Irish whisky used to be the most popular whiskey in the world, with over 30 distilleries in the 1890s; however, following its downfall, only three of them still existed a century later. The late 20th century saw a massive growth in popularity.
The difference between Scotch and Irish whiskey consists in the fact that Irish whisky has a smoother, more velvety finish than its Scottish counterpart, which has dominant notes of smoke and peat. Exceptions, nevertheless, do exist, as there are varieties which share the flavours of both regions.
Bourbon is a type of American whisky (whiskey) made from maize, rye (rarely wheat) and malted barley, aged for at least two years in charred American oak casks. As a general rule, you should know that any bourbon is a whisky, but not any whisky is a bourbon. The malt used must be made from 51% maize, yeast, and water. It must be distilled at no more than 80% alcohol by volume, can only be produced in the USA and must be aged for at least two years. The origin of its name is somewhat uncertain, but it is assumed to have a connection to the French Bourbon dynasty, the state of Kentucky.
After the bourbon has been extracted, the casks are then used to age and ennoble other beverages such as wine, beer, or rum, thus lending them special, distinct notes.
Scotch whisky is a type of malt or cereal whisky made in Scotland from as early as the 15th century onwards. From a legal point of view, Scotch whisky must strictly observe certain rules, such as: the product must be distilled in Scotland from malted barley, water, and yeast (rarely, other types of wholegrain cereals are accepted). Distillation is performed at a maximum of 94.8% alcohol by volume and a minimum of 40%. It is aged in oak casks with a maximum capacity of 700 litres for at least three years. The only colouring allowed is caramel (E150A).
Scotch whisky can be single malt (made by a single distillery, from malted barley), single grain (made by a single distillery, from wheat/maize), blended grain (made from several single grain types) or blended (made from single malt and single grain).
Single barrel whisky (or single cask whiskey) is a premium type of whisky of which each bottle comes from an individual aging cask, thus ensuring uniformity of taste and colour. Even though the varieties of whisky are not blended, they contain several lots from the same year of from different years, combined in each bottle to obtain the desired result in terms of quality.
The whisky in each barrel is bottled separately for the single barrel whisky type, each bottle bearing the number of the barrel on the label, next to the interval during which the product was aged. Thus, the character of each barrel is observed, as each has its unique profile and complex flavour.

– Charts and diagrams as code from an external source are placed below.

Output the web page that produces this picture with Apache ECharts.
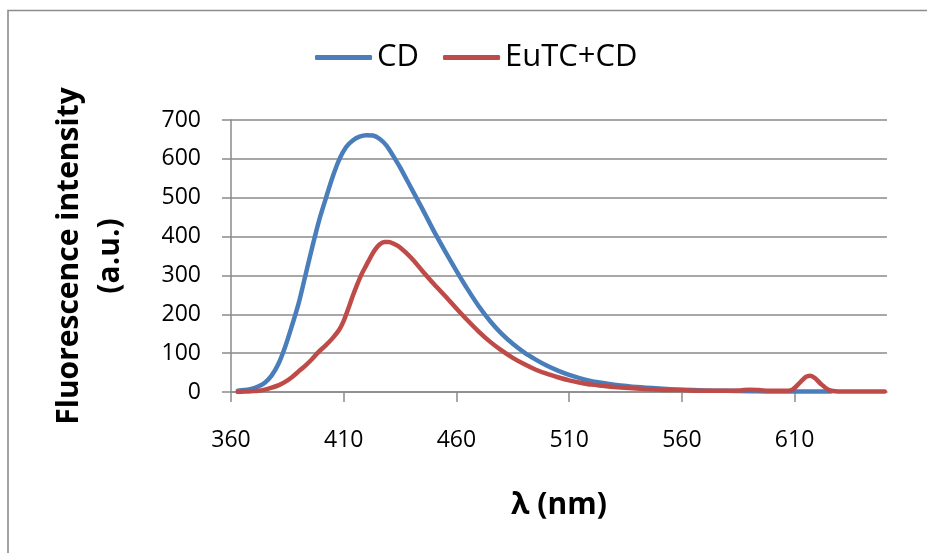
<!DOCTYPE html>
<html>
<head>
<meta charset="utf-8">
<script src="https://cdn.jsdelivr.net/npm/echarts@6/dist/echarts.min.js"></script>
<style>
html,body{margin:0;padding:0;background:#fff;}
#chart{width:927px;height:553px;}
</style>
</head>
<body>
<div id="chart"></div>
<script>
// ---- data ----
const seriesNames = ['CD', 'EuTC+CD'];

const cdWavelength = [363,366,369,372,375,378,381,384,387,390,393,396,399,402,405,408,411,414,417,420,423,426,429,432,435,440,445,450,455,460,465,470,475,480,485,490,495,500,505,510,515,520,525,530,540,550,560,570,580,590,600,610,620,626];
const cdIntensity  = [3,5,8,14,24,42,72,116,170,228,300,372,440,497,552,598,630,647,657,661,660,651,634,607,578,524,470,414,362,312,264,220,182,150,124,102,84,68,55,44,35,28,23,19,13,9,6,4,3,2,1,1,1,1];

const eutcWavelength = [363,366,369,372,375,378,381,384,387,390,393,396,399,402,405,408,410,412,414,416,418,420,422,424,426,428,430,432,435,440,445,450,455,460,465,470,475,480,485,490,495,500,505,510,515,520,525,530,540,550,560,570,580,586,590,594,600,606,609,612,615,617,619,622,625,628,635,650];
const eutcIntensity  = [0,1,2,3,6,11,17,26,38,53,68,85,104,120,138,160,183,214,247,277,304,326,348,367,380,386,386,382,372,345,311,278,247,215,184,155,129,107,88,72,58,47,38,30,24,19,16,13,9,6,5,3,3,4,6,5,3,3,6,22,39,42,36,19,6,2,1,1];

const xTickValues = [360,410,460,510,560,610];
const yTicks = {min: 0, max: 700, interval: 100};
const xRange = {min: 360, max: 651};

const colors = ['#4A7EBB', '#BE4B48'];

function pairs(xs, ys){ return xs.map((x,i)=>[x, ys[i]]); }

const chart = echarts.init(document.getElementById('chart'), null, {renderer:'canvas'});
const font = '"Open Sans", "Noto Sans", sans-serif';
const gridColor = '#8a8a8a';

chart.setOption({
  animation: false,
  backgroundColor: '#ffffff',
  color: colors,
  graphic: [{
    type: 'rect',
    shape: {x: 8, y: 10.5, width: 1000, height: 1000},
    style: {fill: 'none', stroke: '#8c8c8c', lineWidth: 1.6},
    silent: true, z: -10
  }],
  legend: {
    left: 310, top: 37,
    itemWidth: 57, itemHeight: 5, itemGap: 24,
    icon: 'roundRect',
    textStyle: {fontFamily: font, fontSize: 31, color: '#000', padding: [0,0,0,0]},
    data: seriesNames
  },
  grid: {left: 231, right: 40, top: 120, bottom: 161, containLabel: false},
  xAxis: {
    type: 'value',
    min: xRange.min, max: xRange.max,
    name: 'λ (nm)',
    nameLocation: 'middle',
    nameGap: 98,
    nameTextStyle: {fontFamily: font, fontSize: 30, fontWeight: 'bold', color: '#000', lineHeight: 30},
    axisLine: {show: true, onZero: false, lineStyle: {color: gridColor, width: 1.5}},
    axisTick: {show: true, inside: false, length: 10, lineStyle: {color: gridColor, width: 1.5}, customValues: xTickValues},
    axisLabel: {fontFamily: font, fontSize: 23, color: '#000', margin: 37, customValues: xTickValues},
    splitLine: {show: false}
  },
  yAxis: {
    type: 'value',
    min: yTicks.min, max: yTicks.max, interval: yTicks.interval,
    name: 'Fluorescence intensity\n(a.u.)',
    nameLocation: 'middle',
    nameRotate: 90,
    nameGap: 100,
    nameTextStyle: {fontFamily: font, fontSize: 30, fontWeight: 'bold', color: '#000', lineHeight: 41, align: 'center'},
    axisLine: {show: true, lineStyle: {color: gridColor, width: 1.5}},
    axisTick: {show: true, inside: false, length: 9, lineStyle: {color: gridColor, width: 1.5}},
    axisLabel: {fontFamily: font, fontSize: 23, color: '#000', margin: 30},
    splitLine: {show: true, lineStyle: {color: gridColor, width: 1.5}}
  },
  series: [
    {
      name: seriesNames[0], type: 'line', data: pairs(cdWavelength, cdIntensity),
      showSymbol: false, symbol: 'none', smooth: 0.3,
      lineStyle: {color: colors[0], width: 4.5, cap: 'round', join: 'round'},
      itemStyle: {color: colors[0]}, z: 3
    },
    {
      name: seriesNames[1], type: 'line', data: pairs(eutcWavelength, eutcIntensity),
      showSymbol: false, symbol: 'none', smooth: 0.3,
      lineStyle: {color: colors[1], width: 4.5, cap: 'round', join: 'round'},
      itemStyle: {color: colors[1]}, z: 4
    }
  ]
});
</script>
</body>
</html>
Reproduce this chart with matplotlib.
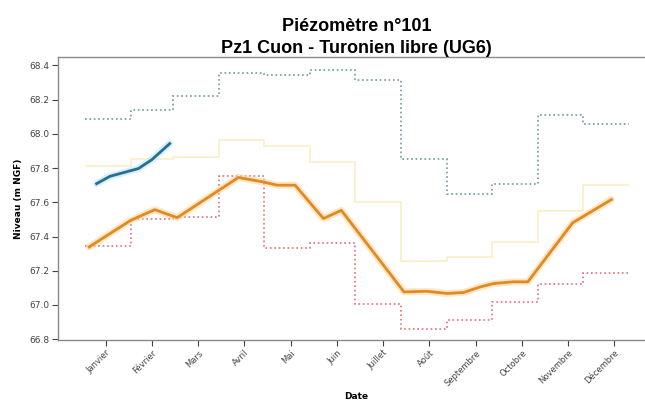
import matplotlib
matplotlib.use("Agg")
import matplotlib.pyplot as plt
import numpy as np

# ---- data ----
month_labels = ["Janvier", "Février", "Mars", "Avril", "Mai", "Juin", "Juillet",
                "Août", "Septembre", "Octobre", "Novembre", "Décembre"]
tick_days = [15, 46, 77, 108, 139, 170, 201, 232, 263, 294, 325, 356]
month_edges = [1, 32, 60, 91, 121, 152, 182, 213, 244, 274, 305, 335, 366]

max_vals = [68.085, 68.137, 68.219, 68.355, 68.342, 68.371, 68.312, 67.855, 67.65, 67.709, 68.108, 68.057]
min_vals = [67.343, 67.505, 67.512, 67.752, 67.333, 67.362, 67.008, 66.858, 66.911, 67.018, 67.125, 67.187]
q_vals = [67.81, 67.855, 67.865, 67.966, 67.93, 67.835, 67.60, 67.255, 67.28, 67.37, 67.55, 67.70]

prev_days = [4, 32, 48, 63, 104, 120, 130, 142, 161, 173, 215, 230, 244, 255, 266, 275, 288, 298, 328, 354]
prev_vals = [67.339, 67.495, 67.557, 67.51, 67.745, 67.72, 67.70, 67.70, 67.505, 67.553, 67.076, 67.08,
             67.067, 67.073, 67.105, 67.125, 67.135, 67.135, 67.48, 67.616]

cur_days = [9, 18, 31, 37, 46, 58]
cur_vals = [67.709, 67.752, 67.783, 67.797, 67.849, 67.943]

# ---- figure ----
fig = plt.figure(figsize=(6.45, 4.03), dpi=100)
ax = fig.add_axes([57.5 / 645, 63 / 403, (655 - 57.5) / 645, (340 - 57.4) / 403])

ax.stairs(q_vals, month_edges, color="#f6dc85", lw=1.2, alpha=0.45, baseline=None)
ax.stairs(max_vals, month_edges, color="#6f9a9c", lw=1.2, ls=":", baseline=None)
ax.stairs(min_vals, month_edges, color="#e0707a", lw=1.2, ls=":", baseline=None)

ax.plot(prev_days, prev_vals, color="#ffd6a0", lw=5, alpha=0.6, solid_capstyle="round")
ax.plot(prev_days, prev_vals, color="#e08a22", lw=2)
ax.plot(cur_days, cur_vals, color="#bfe3f5", lw=5, alpha=0.6, solid_capstyle="round")
ax.plot(cur_days, cur_vals, color="#24708f", lw=2)

ax.set_xlim(-17.2, 383.2)
ax.set_ylim(66.795, 68.447)
ax.set_yticks([66.8, 67.0, 67.2, 67.4, 67.6, 67.8, 68.0, 68.2, 68.4])
ax.set_xticks(tick_days)
ax.set_xticklabels(month_labels, rotation=45, ha="right", rotation_mode="anchor")

for s in ["left", "bottom", "top", "right"]:
    ax.spines[s].set_color("#8a8a8a")
    ax.spines[s].set_linewidth(1.0)
ax.tick_params(axis="both", colors="#444444", length=4, width=0.8, pad=2)
ax.tick_params(axis="y", labelsize=6.5)
ax.tick_params(axis="x", labelsize=6)

ax.set_xlabel("Date", fontsize=6.5, fontweight="bold", labelpad=3)
ax.set_ylabel("Niveau (m NGF)", fontsize=6.5, fontweight="bold", labelpad=4)
ax.set_title("Piézomètre n°101\nPz1 Cuon - Turonien libre (UG6)", fontsize=13,
             fontweight="bold", pad=3, family="Liberation Sans", linespacing=1.4)

fig.savefig("out.png", dpi=100)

Single grain whisky is a type whisky distilled in a single distillery, made from water and malted barley with or without the addition of other various wholegrain cereals, either malted or unmalted.
Single grain whisky refers to whisky made in one single distillery, but not from a single type of cereal. Usually, single grain whisky is made from wheat, maize or a mix of the two. The taste of a single grain whisky is finer and lighter than that of a single malt.